Sous le titre « Ce qu’il faut savoir de la “Snia Viscosa” », l’article transforme l’affaire en une expédition hydrographique absurde. La société y devient un fleuve sinueux, né du “ruisseau Oustric”, qui serpente à travers des marécages financiers pour se jeter dans la “Hottecour” — autrement dit, la faillite politique. Sur une fausse carte tracée à main levée, on voit les affluents et les “canaux de dérivation” baptisés des noms à peine déguisés : Oul-Perré (Raoul Péret), Renneh-Behnar (Henri Bénar, industriel compromis), Maniganss, et un “canal national” qui rappelle les appuis gouvernementaux. Tout l’univers économique est reconfiguré en paysage boueux : “La Viscosa forme alors des marécages encore inexplorés… Bourbeux et exhalant même une assez mauvaise odeur.” Sous le déguisement géographique, c’est la radiographie d’un système où se mêlent spéculation, influence et impunité.
La clé de l’article tient dans cette métaphore filée : la corruption comme géographie nationale. Le style faussement scientifique évoque les chroniques coloniales ou les explorations africaines — un choix d’autant plus ironique que la “Snia Viscosa”, entreprise de fibres artificielles, incarnait justement la modernité industrielle et la promesse du progrès technique. Le Canard rappelle ainsi que, derrière le vernis de la prospérité, se cache une vase financière d’où émergent des ministres compromis, des banques douteuses et des fortunes suspectes.
En page 4, René Buzelin prolonge le trait avec son poème « Consolation à Péret… sur la mort de la Snia Viscosa ». Sur le ton d’une élégie, il parodie la poésie funéraire classique pour consoler le ministre déchu, devenu accusé :
“Ta douleur, ô Péret, sera donc éternelle ?
Faut-il, parce qu’un jour, tu montras pour Oustric des bontés paternelles, qu’on t’accable toujours ?”
Sous des rimes faussement compatissantes, Buzelin enterre à la fois la société et son protecteur. Le ministre “devenu prévenu” symbolise la déchéance d’un régime qui protège les siens tant qu’ils sont puissants, puis les abandonne dès qu’ils coulent. La satire atteint un sommet lorsque l’auteur évoque les “chutes verticales” de la Viscosa, “qui supportent toutes celles qu’on connaît” : le parallèle entre le plongeon financier et la chute morale est d’une précision chirurgicale.
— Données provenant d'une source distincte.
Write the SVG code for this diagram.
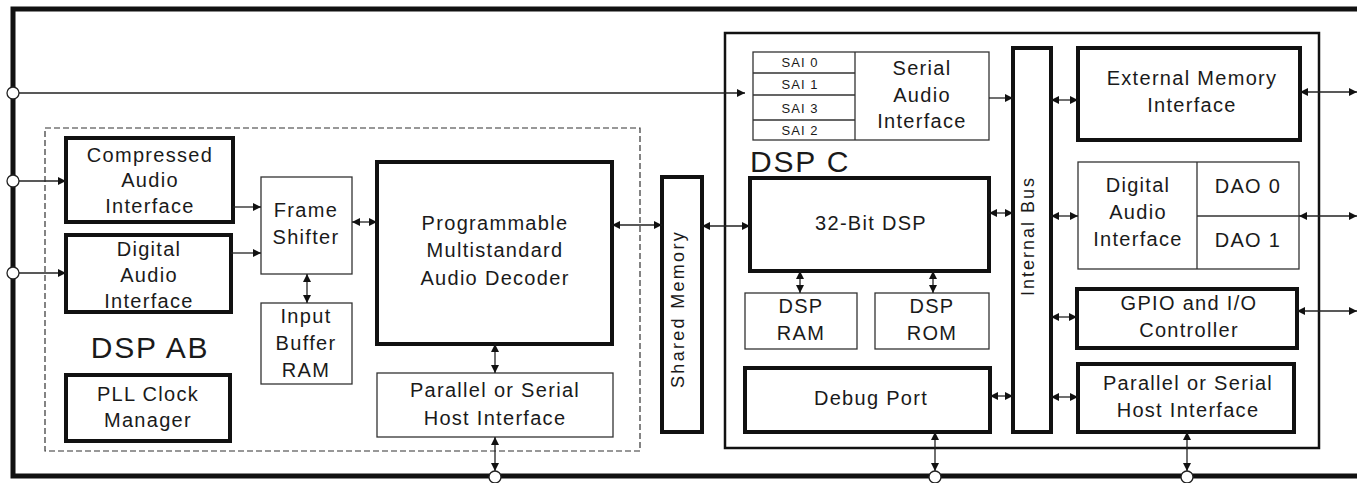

En décembre 1930, le scandale Oustric–Viscosa continue de miner le gouvernement Tardieu. Le Parlement s’enlise dans les commissions d’enquête, les journaux s’indignent, et la presse satirique se régale. Le Canard, en se plaçant à la fois au-dessus et au cœur du tumulte, transforme le chaos politique en comédie cartographique et poétique : un atlas des compromissions, drôle et dévastateur.
La “Snia Viscosa”, explique-t-il, “n’a pas fini de faire parler d’elle”. Et, en effet, elle continuera de hanter la vie politique française jusqu’à la chute définitive de Tardieu au printemps 1932.